Tuesday, May 26, 2015

What just happened in Ireland?

    On May 22, 2015, the people of Ireland voted 62% in favor of including the following words in the Irish Constitution: that “marriage may be contracted in accordance with law by two persons without distinction as to their sex.” The turnout for the vote was 60% of registered Irish voters. The result was therefore not a squeaker. Moreover, the census of 2011 shows that Catholics make up 84% of the Irish population. This means that many many Catholics voted in favor of the constitutional amendment.

    Polls taken prior to the referendum suggested that the amendment was going to carry. Nonetheless, I have to say that I was very surprised at the outcome.

    As I grappled with a way to make sense of it, I recalled being in Ireland in 2012 for a tour of the country and to attend the Eucharistic Congress in Dublin. Hanging over the Congress was the ugly specter of the history of child sexual abuse by members of the clergy over many years. Also hanging in the air and producing palpable anger in the Irish people was the realization that the abuse had been denied, that priests had been moved, and that documents had been withheld from investigators.

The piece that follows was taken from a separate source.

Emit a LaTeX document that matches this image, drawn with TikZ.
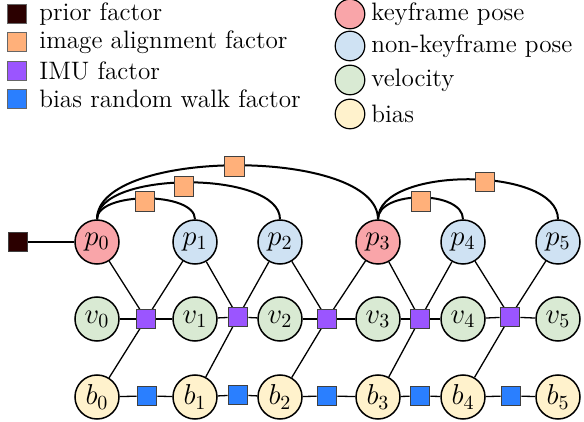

    Given that history, which remains fresh in the minds of people, I was certain that the outcome of the referendum was an act of revenge against what was perceived to be an autocratic ecclesiastical authority. Moreover, it appeared to be a repudiation of the Catholic Church itself.

    It seems that I could not have been more wrong.

    We had a gathering of our local Deacon support group at our house last night. We always have a topic for discussion, chosen by the hosts. The referendum seemed both timely and urgent, so I started to read up on it, confining myself to the Irish secular press. The most prominent headlines tended to focus on Dublin Archbishop Diarmuid Martin’s comment that the Church needed a reality check in the wake of these results, “… A reality check right across the board, to look at the things it’s doing well, to look at the areas where we really have to start and say, ‘Look, have we drifted away completely from young people’?”

    In an article titled ‘All churches in Ireland in need of ‘reality check’‘, Patsy McGarry, a writer with the Irish Times said the following: “It’s not just young people. The people who voted for this referendum included tens of thousands of practising older Catholics in the cities, towns and country side of Ireland. People who will continue to practice their faith but who no longer accept that their gay sons, daughters, brothers, sisters, grandchildren, even their gay parents, are “objectively disordered” with a tendency to evil, as their Church teaches. Rather, by voting Yes last Friday, they embraced their gay minority and trumpeted to the world “You are my son, you’re my daughter you are my brother, you are my sister, you are my grandchild you are my mother, you are my father, you are my equal in law whatever the church may teach. It is an irony that those who opposed the referendum out of concern for the family were defeated by the family. The difference being that the No family was a concept, whereas last Friday’s Yes families were flesh and blood, living, breathing, flawed, impossible, loving humanity.”

    The writer goes on: “where our major church is concerned, the facts are stark and indicate that the Catholic Church as it was throughout the 150 years from the mid-19th century until the 1990s is gone.… Yet, there is hope. It rests with those priests who listen to and remain close to their people; those men in parishes throughout Ireland without whom the church would have been washed in the tsunami of scandals. It is such priests who bring solace and comfort to gay people in their congregations as they discover their identities and who then help ease families into accommodating that identity.”

    The take away from this and several other articles I read, is that Ireland voted to keep their gay children, relatives, and friends, in the family, with all the meanings of the word family. The tone is not at all about revenge on the clergy or on the church in general. The interesting thing, though, is that the Irish Catholic Church more than anywhere else in the world, will now be challenged to make this meaningful within the life of the Church. It will be the first real proving ground of everything Pope Francis has been saying about welcoming everyone. The tension of course will be that Church teaching has to dialogue with the pastoral mission of the Church. Where does all this go? I do not know the answer to that, but I am pleased in the end that this is happening in Ireland and not in North America.  Over here it would have been framed entirely along the lines of ‘my rights’ with an aggressively anti-religious overtone, perhaps. In Ireland, the faithful will remain faithful. The Church is going to grow up in a way it had not anticipated.

    I can’t help but think that the Holy Spirit is really up to something here.